The power of the oligarchs is all the stronger the more democracy and politics are weak. Silvio Berlusconi, who can be rightly listed among the ranks of the oligarchs, entered the political arena at a time of maximum crisis of the parties, aiming to better protect and expand the playing field of his businesses. There are many oligarchs who aim to govern their countries directly. Once in power, they avail themselves of the well-paid collaboration of former prime ministers, former ministers, former parliamentarians, who have been reduced to the role of lobbyists, mediators or fixers. The sanctions against the Russian oligarchs are having little effect because of the difficulty of cutting through the enormous web of interests and opaque relations that surround them.

Now, the push towards sanctions is being sidelined as the push for more and more military aid gathers steam. We are trapped in a spiral taking us towards a long and painful conflict – a war that is more than “the continuation of politics by other means,” as General von Clausewitz claimed. If anything, this underlines the crisis of politics, the narrowing of democratic spaces, the dangers of nationalist and reactionary revivals. It’s giving renewed impetus to the arms race. It’s fueling a Manichean vision of good versus evil, which does not help us understand the true causes of the global emergency in which we’re living: climate change, threats to public health, and now war.

The “clash of civilizations” scenario outlined by Joe Biden does not bode well for the future. Which “civilization” are we talking about? The one created over 30 years of neoliberal hegemony, with the dismantling of the welfare state, the reduction of trade union protection, the exploitation of poor countries, the sharpening of inequalities and geopolitical tensions? And which “democracy” are we talking about? The one marked by the storming of Capitol Hill, at the end of the Trump presidency, which highlighted the fragility and vulnerability of democratic institutions, even in Western countries? It is time to radically change the dominant “point of view.”
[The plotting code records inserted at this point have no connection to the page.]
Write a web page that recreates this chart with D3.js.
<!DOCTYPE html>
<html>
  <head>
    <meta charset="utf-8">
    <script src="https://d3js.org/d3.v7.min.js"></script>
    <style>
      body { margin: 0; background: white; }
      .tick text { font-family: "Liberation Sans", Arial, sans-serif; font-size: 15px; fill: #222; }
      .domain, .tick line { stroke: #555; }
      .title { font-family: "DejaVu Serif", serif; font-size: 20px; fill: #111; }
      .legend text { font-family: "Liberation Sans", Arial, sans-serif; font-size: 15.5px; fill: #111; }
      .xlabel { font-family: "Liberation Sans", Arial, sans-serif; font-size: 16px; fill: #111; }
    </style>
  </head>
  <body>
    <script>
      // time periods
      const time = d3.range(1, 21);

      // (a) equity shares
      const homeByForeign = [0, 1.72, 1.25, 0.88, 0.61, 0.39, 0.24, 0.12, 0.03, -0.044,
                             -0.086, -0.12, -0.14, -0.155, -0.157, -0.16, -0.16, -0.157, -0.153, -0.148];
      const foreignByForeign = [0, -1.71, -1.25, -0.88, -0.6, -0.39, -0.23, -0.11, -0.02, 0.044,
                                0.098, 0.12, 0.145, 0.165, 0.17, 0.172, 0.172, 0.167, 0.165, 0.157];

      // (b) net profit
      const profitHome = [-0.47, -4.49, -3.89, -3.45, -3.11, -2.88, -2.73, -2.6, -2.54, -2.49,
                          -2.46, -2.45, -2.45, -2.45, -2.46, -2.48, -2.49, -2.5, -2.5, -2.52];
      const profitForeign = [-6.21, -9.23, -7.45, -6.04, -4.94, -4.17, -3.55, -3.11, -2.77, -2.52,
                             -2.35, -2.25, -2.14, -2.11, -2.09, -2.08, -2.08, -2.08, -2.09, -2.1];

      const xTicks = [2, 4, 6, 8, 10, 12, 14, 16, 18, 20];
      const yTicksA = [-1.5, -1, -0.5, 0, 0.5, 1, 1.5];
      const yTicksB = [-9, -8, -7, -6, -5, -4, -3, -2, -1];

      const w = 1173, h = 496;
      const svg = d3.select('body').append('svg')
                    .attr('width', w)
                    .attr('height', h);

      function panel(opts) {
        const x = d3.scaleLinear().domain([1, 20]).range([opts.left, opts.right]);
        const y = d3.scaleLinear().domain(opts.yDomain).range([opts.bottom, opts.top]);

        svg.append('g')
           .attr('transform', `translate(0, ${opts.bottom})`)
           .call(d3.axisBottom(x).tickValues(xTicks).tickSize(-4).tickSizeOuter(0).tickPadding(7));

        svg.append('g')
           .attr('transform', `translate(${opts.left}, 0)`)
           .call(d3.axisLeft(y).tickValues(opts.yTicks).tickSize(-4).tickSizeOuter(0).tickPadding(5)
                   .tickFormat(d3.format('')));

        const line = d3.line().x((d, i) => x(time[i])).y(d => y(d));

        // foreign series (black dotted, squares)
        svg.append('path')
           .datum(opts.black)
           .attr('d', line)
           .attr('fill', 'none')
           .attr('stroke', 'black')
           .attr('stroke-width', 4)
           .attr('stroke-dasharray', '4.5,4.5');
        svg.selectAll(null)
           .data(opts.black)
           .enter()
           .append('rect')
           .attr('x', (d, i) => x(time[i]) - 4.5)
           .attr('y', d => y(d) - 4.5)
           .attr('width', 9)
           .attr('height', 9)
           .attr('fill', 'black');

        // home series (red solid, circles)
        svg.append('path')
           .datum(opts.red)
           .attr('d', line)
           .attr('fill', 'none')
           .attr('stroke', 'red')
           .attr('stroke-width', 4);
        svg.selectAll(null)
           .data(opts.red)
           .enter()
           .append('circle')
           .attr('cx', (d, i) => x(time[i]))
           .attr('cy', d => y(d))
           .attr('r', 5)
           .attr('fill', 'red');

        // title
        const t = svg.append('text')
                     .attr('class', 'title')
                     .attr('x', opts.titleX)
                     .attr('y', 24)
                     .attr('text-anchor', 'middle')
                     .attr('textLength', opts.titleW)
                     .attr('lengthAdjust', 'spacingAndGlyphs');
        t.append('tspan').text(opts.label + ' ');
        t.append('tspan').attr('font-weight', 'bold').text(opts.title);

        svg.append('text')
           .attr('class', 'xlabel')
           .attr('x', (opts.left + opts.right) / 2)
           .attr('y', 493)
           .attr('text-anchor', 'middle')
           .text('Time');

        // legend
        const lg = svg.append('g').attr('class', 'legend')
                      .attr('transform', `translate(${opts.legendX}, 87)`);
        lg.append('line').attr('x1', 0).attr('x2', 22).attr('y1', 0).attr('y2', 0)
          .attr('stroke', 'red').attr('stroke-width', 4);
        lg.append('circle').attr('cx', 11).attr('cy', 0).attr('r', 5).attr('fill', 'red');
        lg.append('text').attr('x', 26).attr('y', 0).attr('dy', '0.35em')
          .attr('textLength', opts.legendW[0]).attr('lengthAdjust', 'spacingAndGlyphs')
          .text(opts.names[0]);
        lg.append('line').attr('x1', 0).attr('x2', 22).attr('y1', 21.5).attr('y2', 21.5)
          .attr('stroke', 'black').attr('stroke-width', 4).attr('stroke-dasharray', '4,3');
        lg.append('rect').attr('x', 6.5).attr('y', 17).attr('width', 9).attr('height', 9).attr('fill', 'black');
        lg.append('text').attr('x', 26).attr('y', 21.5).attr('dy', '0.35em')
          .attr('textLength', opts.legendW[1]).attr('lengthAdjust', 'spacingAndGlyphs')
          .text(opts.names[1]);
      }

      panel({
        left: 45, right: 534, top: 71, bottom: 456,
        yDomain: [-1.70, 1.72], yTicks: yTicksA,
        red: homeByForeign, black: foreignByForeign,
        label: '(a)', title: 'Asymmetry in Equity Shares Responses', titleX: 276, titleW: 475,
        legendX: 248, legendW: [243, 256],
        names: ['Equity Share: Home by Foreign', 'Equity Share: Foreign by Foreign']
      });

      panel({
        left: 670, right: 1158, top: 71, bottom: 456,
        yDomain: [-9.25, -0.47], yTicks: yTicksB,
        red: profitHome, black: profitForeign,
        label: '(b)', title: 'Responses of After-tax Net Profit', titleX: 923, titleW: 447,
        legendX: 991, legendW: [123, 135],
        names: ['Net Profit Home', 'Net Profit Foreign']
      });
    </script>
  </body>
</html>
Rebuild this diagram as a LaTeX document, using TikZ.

And it’s time to transform the ideological clash of civilizations, evoked by the American president, into a real clash of civilizations. A more just world is possible, in which oligarchies do not rule. The left has the opportunity – and, most importantly, the duty – to build a broad and unified movement that would hold together the themes of peace, the preservation of the ecosystem and the strengthening of the sphere of collective and individual rights.